**To be done**
Which lines hold the word "this"? Copy each of them.

**Stored data**
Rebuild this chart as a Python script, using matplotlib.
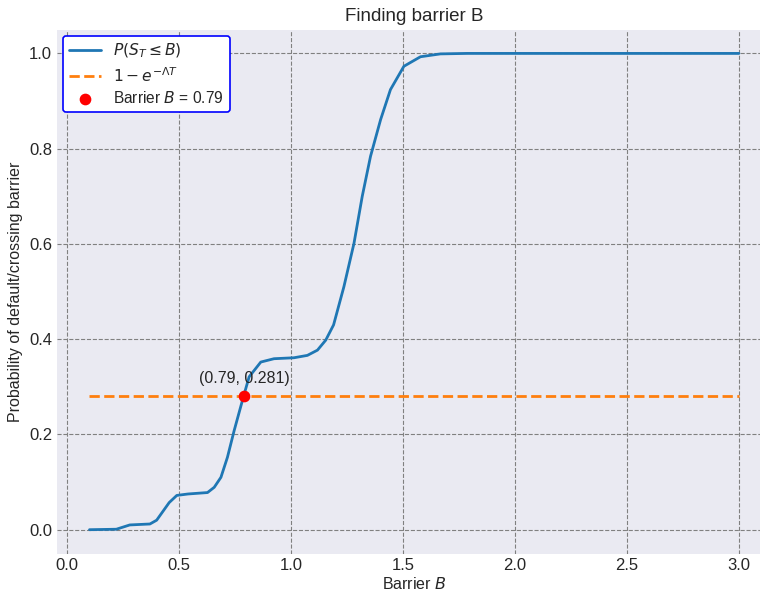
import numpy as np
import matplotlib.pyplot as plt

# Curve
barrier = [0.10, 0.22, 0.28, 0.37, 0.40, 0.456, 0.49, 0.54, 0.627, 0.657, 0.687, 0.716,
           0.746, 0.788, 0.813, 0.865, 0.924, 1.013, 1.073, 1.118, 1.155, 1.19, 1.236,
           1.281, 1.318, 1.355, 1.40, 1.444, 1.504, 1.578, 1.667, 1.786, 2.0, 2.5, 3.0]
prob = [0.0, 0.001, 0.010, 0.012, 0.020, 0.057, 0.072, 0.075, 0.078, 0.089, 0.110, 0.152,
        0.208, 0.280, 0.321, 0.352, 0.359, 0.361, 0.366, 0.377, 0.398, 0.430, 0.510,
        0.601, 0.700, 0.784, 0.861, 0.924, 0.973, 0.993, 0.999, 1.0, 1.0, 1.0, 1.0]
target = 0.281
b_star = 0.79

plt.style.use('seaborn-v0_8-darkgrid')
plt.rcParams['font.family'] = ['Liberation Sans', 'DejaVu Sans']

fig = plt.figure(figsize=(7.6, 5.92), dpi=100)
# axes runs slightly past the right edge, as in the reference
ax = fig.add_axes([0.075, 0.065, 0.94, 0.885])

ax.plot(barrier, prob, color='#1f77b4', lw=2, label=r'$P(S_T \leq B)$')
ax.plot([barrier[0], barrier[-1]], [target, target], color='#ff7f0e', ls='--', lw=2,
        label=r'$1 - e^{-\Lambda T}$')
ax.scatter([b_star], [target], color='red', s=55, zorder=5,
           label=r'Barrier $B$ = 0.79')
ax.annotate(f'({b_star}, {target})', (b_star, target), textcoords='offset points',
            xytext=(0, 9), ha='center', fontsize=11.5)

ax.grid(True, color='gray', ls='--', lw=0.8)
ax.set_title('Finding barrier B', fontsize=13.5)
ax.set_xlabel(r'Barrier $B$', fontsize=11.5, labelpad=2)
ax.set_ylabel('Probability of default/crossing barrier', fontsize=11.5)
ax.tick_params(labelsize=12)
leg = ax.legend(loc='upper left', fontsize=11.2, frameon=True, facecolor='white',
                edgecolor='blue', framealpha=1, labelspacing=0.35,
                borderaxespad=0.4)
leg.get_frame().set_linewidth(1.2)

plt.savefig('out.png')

...

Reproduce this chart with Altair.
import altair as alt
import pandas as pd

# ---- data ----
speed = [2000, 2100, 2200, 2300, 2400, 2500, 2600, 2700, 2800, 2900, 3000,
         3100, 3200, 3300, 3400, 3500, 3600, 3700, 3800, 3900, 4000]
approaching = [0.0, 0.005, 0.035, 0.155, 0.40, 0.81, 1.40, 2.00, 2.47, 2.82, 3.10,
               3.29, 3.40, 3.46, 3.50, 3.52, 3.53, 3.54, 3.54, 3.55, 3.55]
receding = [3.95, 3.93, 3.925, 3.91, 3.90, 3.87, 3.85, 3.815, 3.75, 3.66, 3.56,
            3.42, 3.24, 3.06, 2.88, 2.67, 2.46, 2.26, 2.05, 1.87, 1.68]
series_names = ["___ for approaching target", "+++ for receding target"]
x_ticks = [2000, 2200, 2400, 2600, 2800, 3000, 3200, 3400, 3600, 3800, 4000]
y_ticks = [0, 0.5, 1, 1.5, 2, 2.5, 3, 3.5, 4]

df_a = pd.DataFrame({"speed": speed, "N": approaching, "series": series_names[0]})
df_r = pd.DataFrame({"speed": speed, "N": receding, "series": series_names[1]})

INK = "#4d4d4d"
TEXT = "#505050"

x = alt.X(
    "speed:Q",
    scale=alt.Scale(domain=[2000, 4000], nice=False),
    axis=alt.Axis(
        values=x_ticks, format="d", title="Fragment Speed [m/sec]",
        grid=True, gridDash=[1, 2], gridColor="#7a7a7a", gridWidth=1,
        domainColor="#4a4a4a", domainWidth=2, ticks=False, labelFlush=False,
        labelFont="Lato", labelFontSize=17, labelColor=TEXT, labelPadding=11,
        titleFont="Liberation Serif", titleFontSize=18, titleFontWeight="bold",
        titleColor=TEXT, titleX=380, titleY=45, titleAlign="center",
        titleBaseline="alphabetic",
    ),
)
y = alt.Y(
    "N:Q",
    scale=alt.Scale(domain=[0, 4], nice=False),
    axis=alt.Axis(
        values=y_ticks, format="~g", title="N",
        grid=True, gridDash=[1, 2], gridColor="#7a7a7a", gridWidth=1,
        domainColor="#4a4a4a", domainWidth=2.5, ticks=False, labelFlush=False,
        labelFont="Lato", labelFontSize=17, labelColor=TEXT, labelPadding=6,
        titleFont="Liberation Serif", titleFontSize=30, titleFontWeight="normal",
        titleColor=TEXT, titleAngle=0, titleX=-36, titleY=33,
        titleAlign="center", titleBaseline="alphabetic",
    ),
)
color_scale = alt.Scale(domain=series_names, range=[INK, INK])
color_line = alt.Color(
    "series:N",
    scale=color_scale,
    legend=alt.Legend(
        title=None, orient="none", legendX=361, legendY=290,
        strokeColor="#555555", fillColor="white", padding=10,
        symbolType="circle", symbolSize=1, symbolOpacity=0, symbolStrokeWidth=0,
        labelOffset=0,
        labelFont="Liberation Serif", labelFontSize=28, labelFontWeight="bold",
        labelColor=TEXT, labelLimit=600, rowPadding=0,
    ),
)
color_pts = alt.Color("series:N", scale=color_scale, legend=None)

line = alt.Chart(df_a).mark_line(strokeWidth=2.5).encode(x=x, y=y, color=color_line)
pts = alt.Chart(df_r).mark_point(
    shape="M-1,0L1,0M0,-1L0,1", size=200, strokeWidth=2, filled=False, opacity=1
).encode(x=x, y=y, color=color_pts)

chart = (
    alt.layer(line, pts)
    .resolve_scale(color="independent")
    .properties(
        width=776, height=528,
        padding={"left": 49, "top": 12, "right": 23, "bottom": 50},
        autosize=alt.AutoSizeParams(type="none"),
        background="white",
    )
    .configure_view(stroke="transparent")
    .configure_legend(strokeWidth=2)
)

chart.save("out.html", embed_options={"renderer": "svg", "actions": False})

* * *

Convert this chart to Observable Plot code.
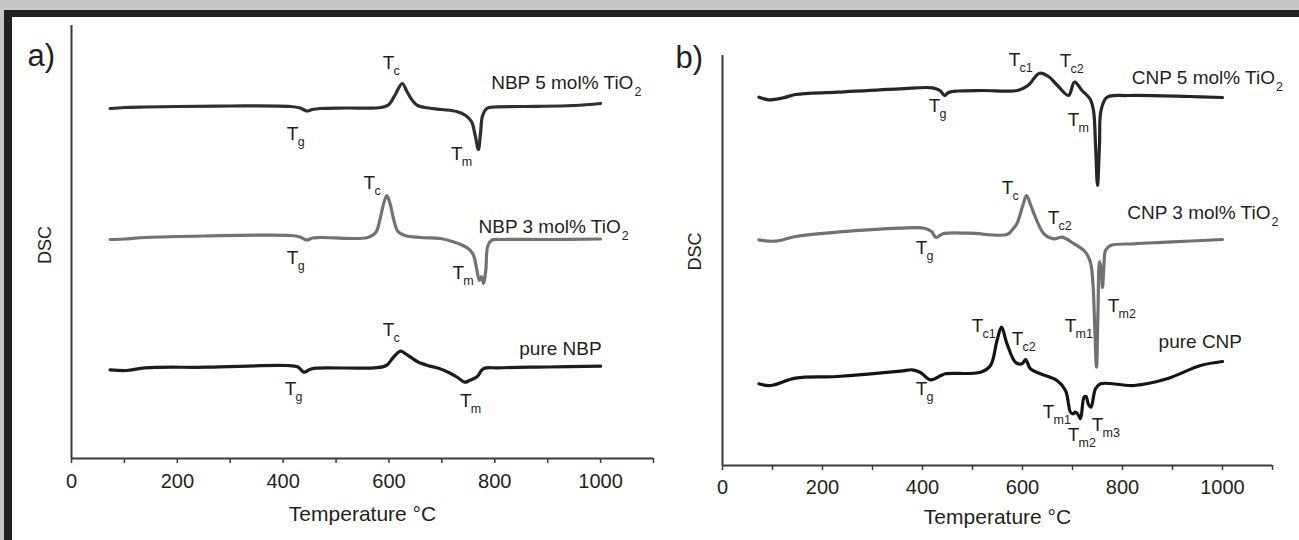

**Response to the exercise**
Rebuild this chart as a Python script, using matplotlib.
Reproduce this chart with Altair.
Convert this chart to Observable Plot code.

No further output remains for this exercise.